* ENTRIES SUPPLIED *
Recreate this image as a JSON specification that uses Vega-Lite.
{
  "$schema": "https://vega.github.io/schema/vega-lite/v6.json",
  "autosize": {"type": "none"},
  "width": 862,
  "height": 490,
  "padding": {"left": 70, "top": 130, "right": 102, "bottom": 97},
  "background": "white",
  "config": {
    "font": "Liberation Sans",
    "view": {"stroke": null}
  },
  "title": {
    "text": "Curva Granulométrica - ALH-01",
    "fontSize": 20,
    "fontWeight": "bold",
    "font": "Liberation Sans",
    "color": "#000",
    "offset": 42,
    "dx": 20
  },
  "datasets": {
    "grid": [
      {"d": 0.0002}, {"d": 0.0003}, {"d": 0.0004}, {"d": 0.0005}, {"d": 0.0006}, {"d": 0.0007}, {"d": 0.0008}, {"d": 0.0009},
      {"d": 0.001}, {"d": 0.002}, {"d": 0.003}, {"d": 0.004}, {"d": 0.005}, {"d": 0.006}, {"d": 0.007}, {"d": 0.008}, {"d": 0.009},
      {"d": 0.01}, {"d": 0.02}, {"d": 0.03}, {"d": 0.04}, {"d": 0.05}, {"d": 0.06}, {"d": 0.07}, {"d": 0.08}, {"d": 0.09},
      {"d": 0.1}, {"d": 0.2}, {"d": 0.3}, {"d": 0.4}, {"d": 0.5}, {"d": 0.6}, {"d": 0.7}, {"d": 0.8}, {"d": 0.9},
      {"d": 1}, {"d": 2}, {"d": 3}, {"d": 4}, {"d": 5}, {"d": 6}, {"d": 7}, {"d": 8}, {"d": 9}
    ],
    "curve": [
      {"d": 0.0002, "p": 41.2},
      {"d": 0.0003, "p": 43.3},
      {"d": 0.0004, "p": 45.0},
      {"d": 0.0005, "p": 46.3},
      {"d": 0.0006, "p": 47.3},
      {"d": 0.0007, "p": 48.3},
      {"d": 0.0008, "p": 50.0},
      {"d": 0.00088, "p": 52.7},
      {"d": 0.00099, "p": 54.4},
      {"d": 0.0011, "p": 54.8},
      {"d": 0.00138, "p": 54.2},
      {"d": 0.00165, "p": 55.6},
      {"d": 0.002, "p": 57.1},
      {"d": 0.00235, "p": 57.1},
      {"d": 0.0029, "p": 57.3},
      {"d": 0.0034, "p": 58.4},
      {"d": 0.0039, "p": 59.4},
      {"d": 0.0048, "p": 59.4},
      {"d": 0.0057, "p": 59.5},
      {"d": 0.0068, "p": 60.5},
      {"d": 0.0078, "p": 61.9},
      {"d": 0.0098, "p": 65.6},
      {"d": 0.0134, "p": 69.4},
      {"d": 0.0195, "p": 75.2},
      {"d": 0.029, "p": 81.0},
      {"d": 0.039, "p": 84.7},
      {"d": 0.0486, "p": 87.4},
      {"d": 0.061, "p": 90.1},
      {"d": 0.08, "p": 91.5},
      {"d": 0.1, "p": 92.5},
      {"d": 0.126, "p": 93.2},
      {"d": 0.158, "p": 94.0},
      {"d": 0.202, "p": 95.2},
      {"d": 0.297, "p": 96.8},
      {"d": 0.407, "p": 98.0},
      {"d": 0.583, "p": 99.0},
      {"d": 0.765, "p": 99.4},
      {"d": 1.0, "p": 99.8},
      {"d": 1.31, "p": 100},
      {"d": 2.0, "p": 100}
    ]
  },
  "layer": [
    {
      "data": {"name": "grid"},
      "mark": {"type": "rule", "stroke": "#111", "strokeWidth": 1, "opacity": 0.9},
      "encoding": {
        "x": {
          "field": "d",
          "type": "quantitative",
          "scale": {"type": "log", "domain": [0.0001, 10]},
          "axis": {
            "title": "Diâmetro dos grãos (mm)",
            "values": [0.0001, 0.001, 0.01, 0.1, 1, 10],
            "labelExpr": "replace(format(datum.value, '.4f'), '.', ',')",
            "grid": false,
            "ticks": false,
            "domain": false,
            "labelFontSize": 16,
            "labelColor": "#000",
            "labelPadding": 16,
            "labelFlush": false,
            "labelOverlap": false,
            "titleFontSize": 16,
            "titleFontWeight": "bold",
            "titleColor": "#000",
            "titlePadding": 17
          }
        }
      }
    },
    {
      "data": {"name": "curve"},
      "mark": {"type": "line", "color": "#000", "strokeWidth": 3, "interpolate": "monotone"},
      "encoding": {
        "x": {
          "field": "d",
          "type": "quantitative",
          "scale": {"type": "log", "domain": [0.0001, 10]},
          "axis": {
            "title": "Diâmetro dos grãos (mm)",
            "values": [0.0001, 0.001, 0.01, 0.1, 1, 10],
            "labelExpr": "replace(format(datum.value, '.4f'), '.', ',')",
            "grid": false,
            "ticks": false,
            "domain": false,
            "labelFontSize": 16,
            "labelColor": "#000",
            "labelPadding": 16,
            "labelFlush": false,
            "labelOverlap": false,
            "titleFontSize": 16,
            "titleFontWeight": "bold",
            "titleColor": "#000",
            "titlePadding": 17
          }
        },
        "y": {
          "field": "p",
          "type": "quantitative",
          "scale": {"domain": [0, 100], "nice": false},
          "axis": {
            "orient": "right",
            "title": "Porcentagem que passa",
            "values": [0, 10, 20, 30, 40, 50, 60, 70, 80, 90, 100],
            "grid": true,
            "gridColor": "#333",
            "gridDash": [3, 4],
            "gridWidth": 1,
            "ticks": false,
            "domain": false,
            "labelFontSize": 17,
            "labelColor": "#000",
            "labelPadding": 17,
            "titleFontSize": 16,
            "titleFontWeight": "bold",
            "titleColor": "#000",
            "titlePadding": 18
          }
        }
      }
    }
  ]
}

...

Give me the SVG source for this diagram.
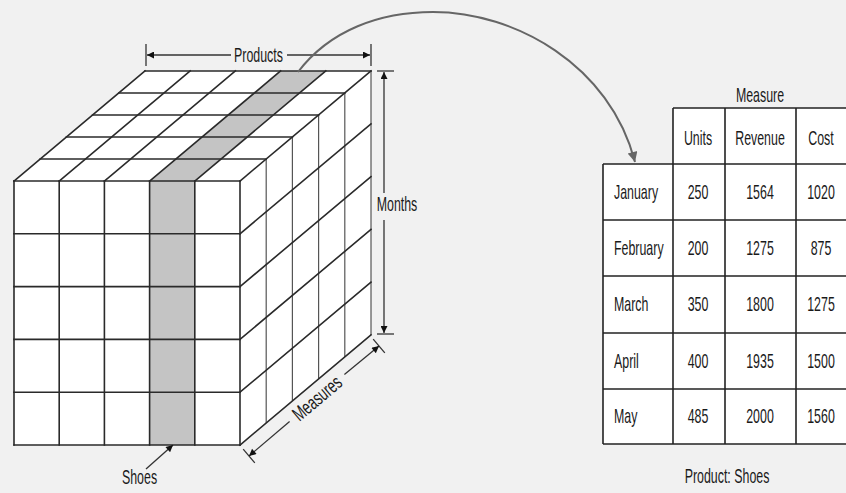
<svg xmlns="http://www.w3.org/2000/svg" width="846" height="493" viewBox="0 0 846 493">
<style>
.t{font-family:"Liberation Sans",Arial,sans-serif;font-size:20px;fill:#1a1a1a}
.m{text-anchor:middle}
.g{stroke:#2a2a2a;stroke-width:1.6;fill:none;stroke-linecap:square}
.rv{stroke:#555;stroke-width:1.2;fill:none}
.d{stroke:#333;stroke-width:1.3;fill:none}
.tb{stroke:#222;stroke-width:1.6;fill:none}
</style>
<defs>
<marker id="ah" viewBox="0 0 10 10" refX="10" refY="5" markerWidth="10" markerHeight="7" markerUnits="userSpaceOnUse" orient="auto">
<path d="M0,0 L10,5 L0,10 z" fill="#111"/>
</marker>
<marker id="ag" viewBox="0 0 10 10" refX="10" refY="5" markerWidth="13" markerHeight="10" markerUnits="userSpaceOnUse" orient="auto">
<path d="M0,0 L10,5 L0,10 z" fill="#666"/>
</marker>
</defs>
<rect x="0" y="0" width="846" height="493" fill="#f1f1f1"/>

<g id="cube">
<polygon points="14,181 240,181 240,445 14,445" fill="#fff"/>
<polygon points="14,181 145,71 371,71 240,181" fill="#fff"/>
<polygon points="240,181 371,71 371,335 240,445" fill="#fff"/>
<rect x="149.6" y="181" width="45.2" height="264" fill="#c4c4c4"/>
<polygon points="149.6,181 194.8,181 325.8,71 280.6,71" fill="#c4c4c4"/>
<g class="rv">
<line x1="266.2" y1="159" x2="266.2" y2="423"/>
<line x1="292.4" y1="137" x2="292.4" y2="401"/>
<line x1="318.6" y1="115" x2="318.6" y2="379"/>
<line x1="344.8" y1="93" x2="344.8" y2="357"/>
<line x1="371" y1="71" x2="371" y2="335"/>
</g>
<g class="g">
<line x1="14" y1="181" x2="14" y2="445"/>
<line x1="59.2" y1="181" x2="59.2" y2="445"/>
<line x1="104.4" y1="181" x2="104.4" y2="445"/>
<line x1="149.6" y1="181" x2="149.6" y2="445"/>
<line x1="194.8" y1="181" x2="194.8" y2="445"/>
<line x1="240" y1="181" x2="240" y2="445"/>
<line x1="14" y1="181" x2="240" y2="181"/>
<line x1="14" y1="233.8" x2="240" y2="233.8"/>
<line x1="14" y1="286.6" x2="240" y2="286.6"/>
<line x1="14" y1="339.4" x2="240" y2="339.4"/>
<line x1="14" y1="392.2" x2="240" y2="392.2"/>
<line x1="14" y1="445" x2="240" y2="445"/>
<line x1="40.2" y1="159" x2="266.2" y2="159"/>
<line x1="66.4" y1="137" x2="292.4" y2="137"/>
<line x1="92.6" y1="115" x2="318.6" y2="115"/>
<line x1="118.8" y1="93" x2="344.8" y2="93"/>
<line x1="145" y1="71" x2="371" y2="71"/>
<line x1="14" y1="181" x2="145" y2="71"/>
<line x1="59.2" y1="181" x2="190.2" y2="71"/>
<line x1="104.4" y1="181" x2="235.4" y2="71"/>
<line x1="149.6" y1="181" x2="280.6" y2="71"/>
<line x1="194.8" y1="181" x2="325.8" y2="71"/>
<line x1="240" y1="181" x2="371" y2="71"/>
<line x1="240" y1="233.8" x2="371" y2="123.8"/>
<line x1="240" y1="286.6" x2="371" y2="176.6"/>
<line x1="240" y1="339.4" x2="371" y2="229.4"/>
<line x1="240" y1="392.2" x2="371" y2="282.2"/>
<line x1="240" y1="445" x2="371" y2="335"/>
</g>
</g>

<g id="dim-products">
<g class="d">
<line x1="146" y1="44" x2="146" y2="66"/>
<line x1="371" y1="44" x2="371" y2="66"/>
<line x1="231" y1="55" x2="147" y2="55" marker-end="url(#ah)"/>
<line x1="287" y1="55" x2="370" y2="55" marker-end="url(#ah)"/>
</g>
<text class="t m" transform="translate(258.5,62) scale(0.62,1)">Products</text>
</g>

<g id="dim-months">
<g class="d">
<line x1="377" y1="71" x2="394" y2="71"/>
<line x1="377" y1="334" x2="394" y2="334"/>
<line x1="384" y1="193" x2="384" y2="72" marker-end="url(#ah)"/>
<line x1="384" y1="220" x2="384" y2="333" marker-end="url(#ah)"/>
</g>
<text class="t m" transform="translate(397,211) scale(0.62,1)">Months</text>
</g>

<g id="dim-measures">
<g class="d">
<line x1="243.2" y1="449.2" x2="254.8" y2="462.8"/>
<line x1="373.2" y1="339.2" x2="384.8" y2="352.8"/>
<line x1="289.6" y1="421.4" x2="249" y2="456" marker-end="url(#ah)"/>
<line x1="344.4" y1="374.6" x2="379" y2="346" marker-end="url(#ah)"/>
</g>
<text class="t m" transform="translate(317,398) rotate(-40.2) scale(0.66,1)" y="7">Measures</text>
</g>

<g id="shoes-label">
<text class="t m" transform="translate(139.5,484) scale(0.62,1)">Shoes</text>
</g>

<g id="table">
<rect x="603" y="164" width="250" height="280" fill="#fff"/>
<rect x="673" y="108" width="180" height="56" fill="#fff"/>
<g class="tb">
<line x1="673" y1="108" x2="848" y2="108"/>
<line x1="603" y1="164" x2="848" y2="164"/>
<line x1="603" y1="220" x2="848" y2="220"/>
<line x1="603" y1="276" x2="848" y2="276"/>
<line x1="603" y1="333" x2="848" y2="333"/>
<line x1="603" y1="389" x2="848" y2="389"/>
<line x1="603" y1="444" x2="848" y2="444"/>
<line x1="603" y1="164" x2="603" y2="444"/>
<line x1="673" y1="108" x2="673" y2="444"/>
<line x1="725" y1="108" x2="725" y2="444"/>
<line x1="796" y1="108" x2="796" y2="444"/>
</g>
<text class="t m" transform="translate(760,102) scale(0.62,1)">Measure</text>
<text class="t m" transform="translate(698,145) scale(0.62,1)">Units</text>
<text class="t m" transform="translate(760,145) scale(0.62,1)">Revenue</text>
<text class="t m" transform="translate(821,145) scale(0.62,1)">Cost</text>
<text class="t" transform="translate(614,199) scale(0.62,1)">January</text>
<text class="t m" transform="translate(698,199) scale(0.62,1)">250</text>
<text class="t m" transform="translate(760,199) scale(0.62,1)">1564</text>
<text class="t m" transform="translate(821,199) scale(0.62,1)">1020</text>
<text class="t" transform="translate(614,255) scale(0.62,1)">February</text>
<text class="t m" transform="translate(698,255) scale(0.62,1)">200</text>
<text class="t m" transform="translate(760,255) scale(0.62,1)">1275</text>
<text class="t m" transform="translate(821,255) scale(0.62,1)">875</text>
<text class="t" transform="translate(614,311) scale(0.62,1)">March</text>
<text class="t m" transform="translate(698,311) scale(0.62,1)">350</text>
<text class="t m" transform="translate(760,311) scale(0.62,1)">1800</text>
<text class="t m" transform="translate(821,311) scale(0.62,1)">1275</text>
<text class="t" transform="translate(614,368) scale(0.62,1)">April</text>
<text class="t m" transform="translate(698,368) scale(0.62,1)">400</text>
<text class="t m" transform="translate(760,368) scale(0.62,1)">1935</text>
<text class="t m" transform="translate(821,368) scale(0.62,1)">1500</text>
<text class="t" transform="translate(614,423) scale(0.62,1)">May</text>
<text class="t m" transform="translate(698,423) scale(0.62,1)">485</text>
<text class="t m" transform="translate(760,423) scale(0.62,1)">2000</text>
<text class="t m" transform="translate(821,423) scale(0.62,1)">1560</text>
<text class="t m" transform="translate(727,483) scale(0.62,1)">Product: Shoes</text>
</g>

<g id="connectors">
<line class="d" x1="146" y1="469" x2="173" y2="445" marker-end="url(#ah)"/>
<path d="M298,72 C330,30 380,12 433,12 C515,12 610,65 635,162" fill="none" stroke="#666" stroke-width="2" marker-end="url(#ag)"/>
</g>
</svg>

==

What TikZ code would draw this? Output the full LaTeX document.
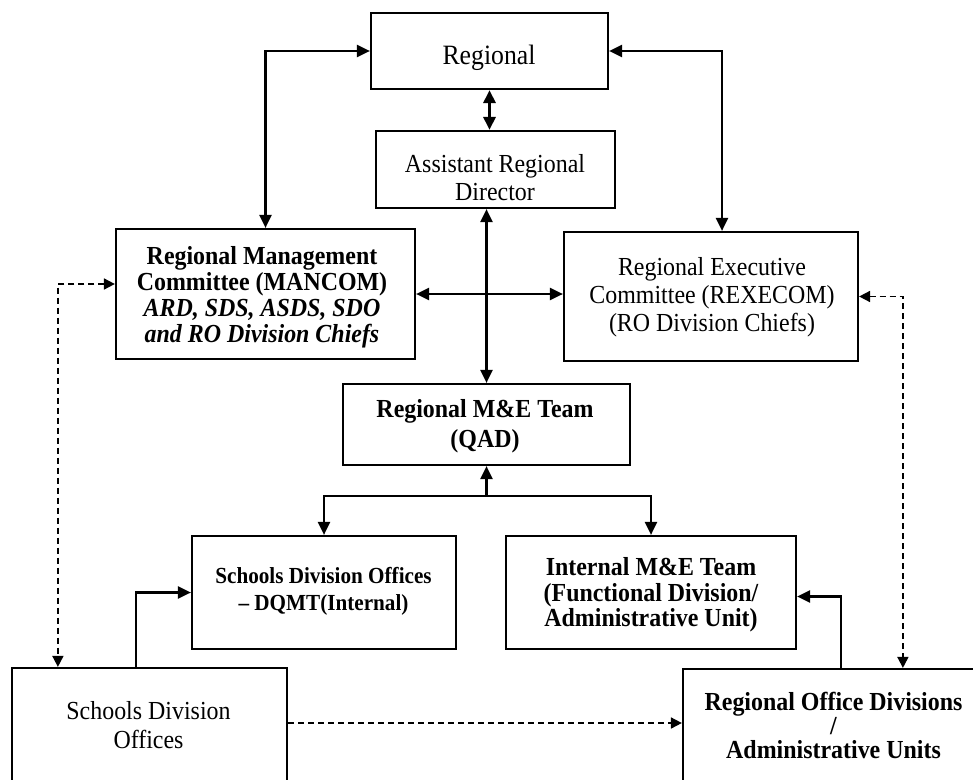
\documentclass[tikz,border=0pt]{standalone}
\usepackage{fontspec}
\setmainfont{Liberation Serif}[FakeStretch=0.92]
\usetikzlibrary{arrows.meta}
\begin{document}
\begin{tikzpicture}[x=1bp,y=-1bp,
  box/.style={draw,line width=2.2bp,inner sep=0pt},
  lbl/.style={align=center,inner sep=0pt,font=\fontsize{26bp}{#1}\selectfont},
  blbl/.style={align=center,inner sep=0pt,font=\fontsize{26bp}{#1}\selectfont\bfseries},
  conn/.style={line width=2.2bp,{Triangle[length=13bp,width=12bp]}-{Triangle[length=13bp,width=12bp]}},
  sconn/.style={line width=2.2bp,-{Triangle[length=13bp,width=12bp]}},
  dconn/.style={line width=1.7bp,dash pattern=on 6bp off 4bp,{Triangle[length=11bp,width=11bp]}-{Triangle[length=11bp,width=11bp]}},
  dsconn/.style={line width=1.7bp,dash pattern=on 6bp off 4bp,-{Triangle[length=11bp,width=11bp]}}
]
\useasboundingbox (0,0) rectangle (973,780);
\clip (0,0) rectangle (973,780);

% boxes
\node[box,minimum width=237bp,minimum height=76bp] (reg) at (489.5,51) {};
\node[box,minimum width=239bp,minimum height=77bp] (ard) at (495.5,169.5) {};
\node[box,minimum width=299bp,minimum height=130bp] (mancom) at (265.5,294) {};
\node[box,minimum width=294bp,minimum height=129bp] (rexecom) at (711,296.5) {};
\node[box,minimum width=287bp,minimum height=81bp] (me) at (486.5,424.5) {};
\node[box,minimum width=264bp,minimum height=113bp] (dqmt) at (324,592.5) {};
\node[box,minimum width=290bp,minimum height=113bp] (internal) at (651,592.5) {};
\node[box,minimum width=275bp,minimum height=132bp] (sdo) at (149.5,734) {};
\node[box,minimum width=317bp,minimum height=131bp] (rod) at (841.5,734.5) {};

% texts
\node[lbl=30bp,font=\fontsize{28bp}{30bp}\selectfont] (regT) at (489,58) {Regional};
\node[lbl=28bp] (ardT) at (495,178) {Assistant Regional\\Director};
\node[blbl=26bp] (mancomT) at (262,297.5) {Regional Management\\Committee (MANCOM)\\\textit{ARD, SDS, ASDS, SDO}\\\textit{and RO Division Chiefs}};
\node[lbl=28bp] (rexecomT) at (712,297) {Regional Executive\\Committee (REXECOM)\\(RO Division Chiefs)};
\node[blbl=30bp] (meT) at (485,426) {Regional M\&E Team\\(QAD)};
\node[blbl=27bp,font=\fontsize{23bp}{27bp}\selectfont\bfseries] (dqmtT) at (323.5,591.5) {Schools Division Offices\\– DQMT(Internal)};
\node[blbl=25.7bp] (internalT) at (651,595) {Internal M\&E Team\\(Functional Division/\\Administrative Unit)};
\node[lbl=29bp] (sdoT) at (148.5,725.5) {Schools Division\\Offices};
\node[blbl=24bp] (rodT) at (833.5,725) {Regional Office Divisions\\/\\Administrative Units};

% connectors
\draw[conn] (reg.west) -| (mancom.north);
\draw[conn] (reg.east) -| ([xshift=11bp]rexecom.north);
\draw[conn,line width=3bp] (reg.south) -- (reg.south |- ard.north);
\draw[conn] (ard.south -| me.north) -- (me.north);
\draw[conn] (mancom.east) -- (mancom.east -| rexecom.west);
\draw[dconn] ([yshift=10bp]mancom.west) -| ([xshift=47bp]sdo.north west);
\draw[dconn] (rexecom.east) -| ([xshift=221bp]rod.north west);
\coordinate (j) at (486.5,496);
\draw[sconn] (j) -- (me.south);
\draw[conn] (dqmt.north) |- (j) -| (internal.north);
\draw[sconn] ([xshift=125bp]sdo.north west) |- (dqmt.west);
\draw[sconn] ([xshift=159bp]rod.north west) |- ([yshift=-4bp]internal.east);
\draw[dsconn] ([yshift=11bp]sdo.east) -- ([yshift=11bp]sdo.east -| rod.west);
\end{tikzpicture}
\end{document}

* YOUR GOAL *
Locate each line with the word "this" and copy it.

* TASK RESPONSE *
Recreate this image as a JSON specification that uses Vega-Lite.
Give me the SVG source for this diagram.
What TikZ code would draw this? Output the full LaTeX document.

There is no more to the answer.